◆ Task objective
Your output is the lines from the first one to the one containing "const xMinor = [-10, 10, 30, 50, 70, 90, 110];", repeated exactly, with images left out.

◆ Collected material
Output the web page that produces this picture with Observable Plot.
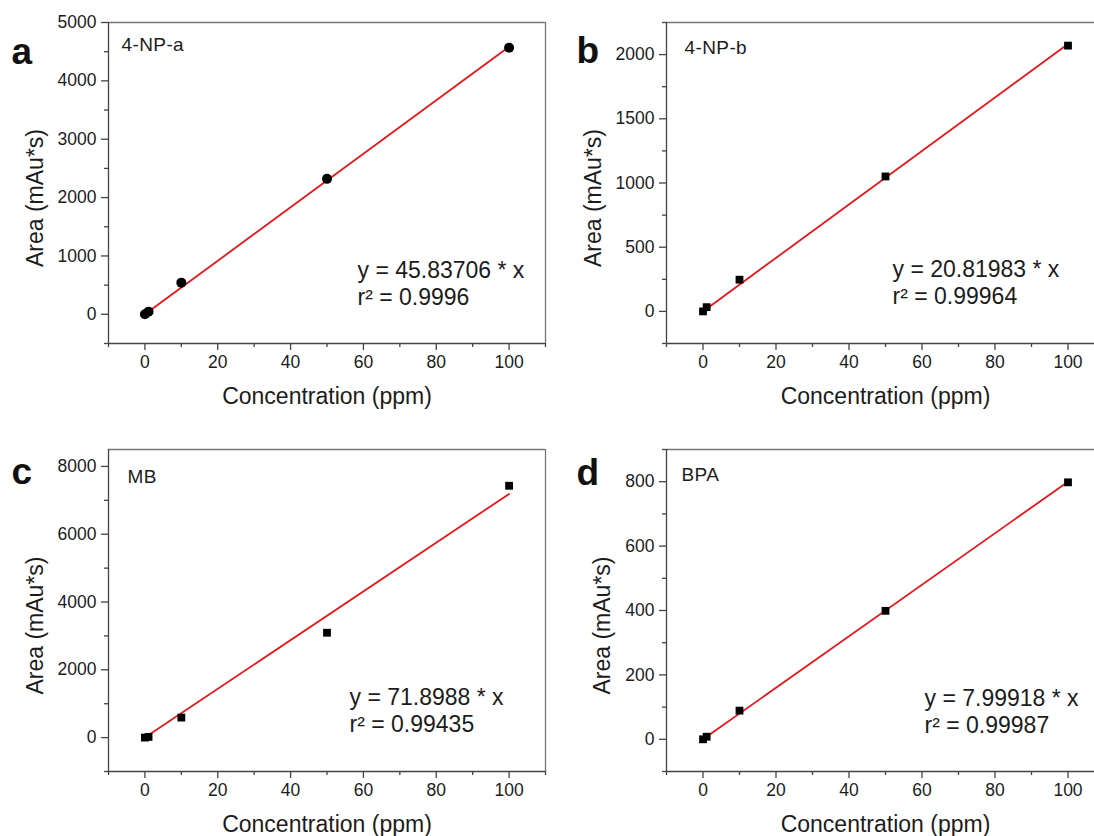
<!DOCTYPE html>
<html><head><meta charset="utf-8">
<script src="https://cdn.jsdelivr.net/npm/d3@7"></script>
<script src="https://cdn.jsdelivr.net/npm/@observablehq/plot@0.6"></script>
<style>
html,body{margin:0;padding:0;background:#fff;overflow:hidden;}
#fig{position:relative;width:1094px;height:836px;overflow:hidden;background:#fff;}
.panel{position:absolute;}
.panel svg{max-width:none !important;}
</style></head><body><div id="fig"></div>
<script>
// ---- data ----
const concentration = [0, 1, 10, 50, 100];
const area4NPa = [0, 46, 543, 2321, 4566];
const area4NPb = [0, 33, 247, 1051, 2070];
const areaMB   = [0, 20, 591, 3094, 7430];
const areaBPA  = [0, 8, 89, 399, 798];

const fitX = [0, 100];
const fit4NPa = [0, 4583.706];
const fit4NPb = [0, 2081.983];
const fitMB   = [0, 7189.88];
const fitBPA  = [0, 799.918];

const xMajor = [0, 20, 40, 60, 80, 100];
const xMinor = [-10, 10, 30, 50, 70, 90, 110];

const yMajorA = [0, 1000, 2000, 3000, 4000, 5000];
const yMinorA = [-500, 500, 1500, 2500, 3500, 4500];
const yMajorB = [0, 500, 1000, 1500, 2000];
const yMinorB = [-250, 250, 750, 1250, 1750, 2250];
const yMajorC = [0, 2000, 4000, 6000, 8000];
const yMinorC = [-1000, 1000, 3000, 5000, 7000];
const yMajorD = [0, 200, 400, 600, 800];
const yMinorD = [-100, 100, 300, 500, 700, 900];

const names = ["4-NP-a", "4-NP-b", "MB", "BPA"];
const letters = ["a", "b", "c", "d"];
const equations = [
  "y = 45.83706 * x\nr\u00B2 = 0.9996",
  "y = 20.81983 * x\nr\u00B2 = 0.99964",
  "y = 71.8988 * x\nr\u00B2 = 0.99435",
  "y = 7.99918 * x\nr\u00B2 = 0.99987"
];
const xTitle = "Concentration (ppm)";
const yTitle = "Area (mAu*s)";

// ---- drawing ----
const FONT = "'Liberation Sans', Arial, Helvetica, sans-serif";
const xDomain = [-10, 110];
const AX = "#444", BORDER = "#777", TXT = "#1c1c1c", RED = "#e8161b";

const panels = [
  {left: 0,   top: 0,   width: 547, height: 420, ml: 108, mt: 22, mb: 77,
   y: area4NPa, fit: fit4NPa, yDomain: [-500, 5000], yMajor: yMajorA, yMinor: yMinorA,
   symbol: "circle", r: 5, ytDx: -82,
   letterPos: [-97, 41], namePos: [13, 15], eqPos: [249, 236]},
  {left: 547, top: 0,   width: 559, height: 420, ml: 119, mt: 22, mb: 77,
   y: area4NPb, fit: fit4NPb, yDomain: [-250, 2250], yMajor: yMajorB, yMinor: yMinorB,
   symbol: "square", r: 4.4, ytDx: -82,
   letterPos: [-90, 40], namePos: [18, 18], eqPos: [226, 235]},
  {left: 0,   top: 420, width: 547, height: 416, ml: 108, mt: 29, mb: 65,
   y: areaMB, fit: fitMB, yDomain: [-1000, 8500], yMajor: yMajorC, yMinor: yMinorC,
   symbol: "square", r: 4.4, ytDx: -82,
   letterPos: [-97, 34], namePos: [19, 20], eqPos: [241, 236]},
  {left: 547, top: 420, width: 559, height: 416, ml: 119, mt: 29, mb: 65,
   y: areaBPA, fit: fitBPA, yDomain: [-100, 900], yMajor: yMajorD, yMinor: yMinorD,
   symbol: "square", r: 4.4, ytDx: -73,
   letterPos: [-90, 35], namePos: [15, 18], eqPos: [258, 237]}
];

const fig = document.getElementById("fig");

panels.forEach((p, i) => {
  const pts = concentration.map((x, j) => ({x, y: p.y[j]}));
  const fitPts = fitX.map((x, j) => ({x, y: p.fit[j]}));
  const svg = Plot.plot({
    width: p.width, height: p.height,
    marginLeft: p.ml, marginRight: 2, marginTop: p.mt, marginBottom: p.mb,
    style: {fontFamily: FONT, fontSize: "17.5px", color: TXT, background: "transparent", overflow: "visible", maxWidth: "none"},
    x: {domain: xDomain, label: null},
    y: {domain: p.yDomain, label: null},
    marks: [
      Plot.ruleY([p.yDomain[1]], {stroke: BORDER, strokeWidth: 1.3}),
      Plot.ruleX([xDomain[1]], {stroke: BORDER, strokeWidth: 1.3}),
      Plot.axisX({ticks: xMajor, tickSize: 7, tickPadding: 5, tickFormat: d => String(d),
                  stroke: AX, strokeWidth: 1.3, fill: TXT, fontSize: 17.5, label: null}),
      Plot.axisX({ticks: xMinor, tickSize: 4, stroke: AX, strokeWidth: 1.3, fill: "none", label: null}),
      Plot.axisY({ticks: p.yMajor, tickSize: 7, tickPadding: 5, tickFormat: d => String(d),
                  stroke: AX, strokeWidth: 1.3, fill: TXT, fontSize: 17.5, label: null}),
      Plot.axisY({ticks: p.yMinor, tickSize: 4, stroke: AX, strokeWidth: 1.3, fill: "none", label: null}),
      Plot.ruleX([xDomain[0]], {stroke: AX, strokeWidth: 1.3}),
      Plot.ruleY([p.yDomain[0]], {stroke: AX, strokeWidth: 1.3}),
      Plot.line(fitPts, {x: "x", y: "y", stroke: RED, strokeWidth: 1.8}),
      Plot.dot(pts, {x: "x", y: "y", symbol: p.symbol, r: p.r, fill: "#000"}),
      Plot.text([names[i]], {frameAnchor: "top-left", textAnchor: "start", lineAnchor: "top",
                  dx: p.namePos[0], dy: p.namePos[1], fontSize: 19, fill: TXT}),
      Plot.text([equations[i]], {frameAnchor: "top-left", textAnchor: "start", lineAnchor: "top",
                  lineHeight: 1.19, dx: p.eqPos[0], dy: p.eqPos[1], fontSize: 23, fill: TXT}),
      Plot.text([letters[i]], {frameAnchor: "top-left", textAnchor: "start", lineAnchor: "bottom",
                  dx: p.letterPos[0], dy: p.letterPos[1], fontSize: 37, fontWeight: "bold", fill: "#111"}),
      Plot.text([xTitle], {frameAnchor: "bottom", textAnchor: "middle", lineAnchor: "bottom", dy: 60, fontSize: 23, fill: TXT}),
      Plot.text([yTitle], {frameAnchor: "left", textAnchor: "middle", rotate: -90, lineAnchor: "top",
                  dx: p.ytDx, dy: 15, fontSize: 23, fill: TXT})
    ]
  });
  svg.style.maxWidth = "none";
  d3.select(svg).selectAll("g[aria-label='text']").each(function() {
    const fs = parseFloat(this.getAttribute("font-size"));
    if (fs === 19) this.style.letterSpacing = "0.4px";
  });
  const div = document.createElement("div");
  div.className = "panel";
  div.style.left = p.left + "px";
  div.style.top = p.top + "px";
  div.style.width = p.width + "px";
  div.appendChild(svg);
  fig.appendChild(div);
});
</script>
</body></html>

◆ Answer to the exercise
Output the web page that produces this picture with Observable Plot.
<!DOCTYPE html>
<html><head><meta charset="utf-8">
<script src="https://cdn.jsdelivr.net/npm/d3@7"></script>
<script src="https://cdn.jsdelivr.net/npm/@observablehq/plot@0.6"></script>
<style>
html,body{margin:0;padding:0;background:#fff;overflow:hidden;}
#fig{position:relative;width:1094px;height:836px;overflow:hidden;background:#fff;}
.panel{position:absolute;}
.panel svg{max-width:none !important;}
</style></head><body><div id="fig"></div>
<script>
// ---- data ----
const concentration = [0, 1, 10, 50, 100];
const area4NPa = [0, 46, 543, 2321, 4566];
const area4NPb = [0, 33, 247, 1051, 2070];
const areaMB   = [0, 20, 591, 3094, 7430];
const areaBPA  = [0, 8, 89, 399, 798];

const fitX = [0, 100];
const fit4NPa = [0, 4583.706];
const fit4NPb = [0, 2081.983];
const fitMB   = [0, 7189.88];
const fitBPA  = [0, 799.918];

const xMajor = [0, 20, 40, 60, 80, 100];
const xMinor = [-10, 10, 30, 50, 70, 90, 110];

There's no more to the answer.